Reflections from the Cockpit March 2006
"Run Back To The Barn Attitude"
After leading groups formally and informally for over thirty-five years, I have witnessed an interesting phenomenon that I have called "Run back to the barn" or "Escaping from the wilderness". On day trips it occurs near the end of the day. On a multi-day trip it usually occurs on the last day. The feeling is "we will be out of the wilderness today". I have seen this feeling change certain behaviors. Storing of equipment is not as careful. Certain precautions for keeping dry are not followed. Some believe they will not need the equipment tomorrow, so why bother. I know they are not thinking about a change of itinerary due to an emergency, which means they may be out another night or even longer. As a side note, it is always good to have some extra "cup of soup" and hot chocolate packets for those unexpected delays on multi-day trips.
Early in my mountaineering career I was out with my buddy and our ascent got snowed out. We decided to head out back to trail head. We believed we could make trail head and then drive out to home or at least a warm motel room that day. Instead of taking certain precautions and following the trail (which was being snowed over) we decided to follow a stream out to the trail head. We made it out as we thought, but our boots were soaking wet as were our clothes. No big deal because we were in the car and the heater was keeping us warm as we changed into traveling clothes. However, what if we could not have made it to the car? I thought about that on the ride home. I would have been stuck out in a snowstorm with very wet equipment, which is not a good situation. In addition, the speed at which we were going down the slippery streambed was not what I would call a cautious pace. There were a number of slips and falls (the reason for more wet gear.) We were focused on getting out.
From that early experience I realized a simple truth, "Your trip is not over until you are home and you have properly cleaned, dried and stored your gear." When we decided to abort our ascent I mentally believed my trip was over. I think our mind changes gears when we think the trip is over. When we scrambled down the stream my only focus was to get to the car. I could have taken a different path with a slower pace and I still would have gotten to the car. I would have been much drier and I would have had time to enjoy the experience of being out there.
During my years of guiding kayakers, I have regularly seen a change of focus and a burst of energy as a group gets closer to its destination. Unfortunately not everyone gets that surge or need to accelerate to the take out, which adds to the difficulty of keeping a group together. In organized groups, where I am guiding, I have developed my own group guidelines to keep the group together until the end. However, in many club trips and unguided group trips I see this "run back to the barn" attitude separate members in the group. On a few club outings I witnessed a couple of members back at the parking lot fully dressed in street clothes with their kayaks on the car when the rest of the group landed. I am one who believes there are greater combined resources if the group stays together rather than stretched out over a mile or more. There are times when it is appropriate to split a group if the plan is well thought out. However, most groups separate without a plan.

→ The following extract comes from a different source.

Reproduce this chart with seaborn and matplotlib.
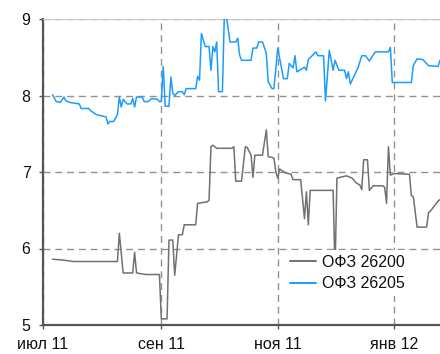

If one adopts the attitude that "Your trip is not over until you are home and you have properly cleaned, dried and stored your gear", I believe it changes the trip experience. I remember I told my wife Hadley I was going to drop in on the local club practice session. She asked if the practice session was all day. I told her the practice time on the water was only a few hours, but it is going to be an all day experience. Once off of the water we had the traditional lunch at Daddy-Os where we told lies of our great paddling adventures and also solved the worlds problems. If you also add the forty five-minute drive home to the one-hour gear clean up it made the few hours on the water a full day experience. Since I knew the time commitment up front I approached the day with a different attitude as compared to thinking I was going paddling for a few hours.
Another reason I raise concern for the "run back to the barn attitude" is the lack of attention that occurs when one is focused on getting to the destination. When one is focused on the destination there may be neglect in other areas.
Possible areas of neglect:
Rest of the group (as mentioned above)
Nutrition & fluid replacement
Surrounding conditions (especially from behind)
Changing clothing as needed for the conditions
The route (once I saw a paddler pass by their landing beach)
Not having reserve energy if an emergency occurred (used up sprinting back)
At the end of the day, when we are usually finishing our paddle, we are nearest our greatest fatigue point. In addition, my experience has shown me winds are stronger in the afternoon, which adds to my fatigue factor. This should not be the time I am neglecting myself or my surroundings. This is when my awareness should have a wide angle rather than a narrow focus.
I think this is an excellent topic to bring up at club meeting to see if the group has experienced this attitude on past trips. If yes, does the group want to do anything about it? You may have paddling partners that take off at the end of the day when you near the destination. You should ask yourself, "Would they be able to help me if I had a problem?"
There are times when one needs to be focused. However, you may be "running back to the barn" and not realizing it. Once I adopted my "trip is not over until I am home and I have properly cleaned, dried and stored my gear attitude", my awareness on the way back increased significantly. An added benefit is well-maintained equipment that lasts a lot longer. Maybe this is just another way of saying, "Take time to stop and smell the kelp."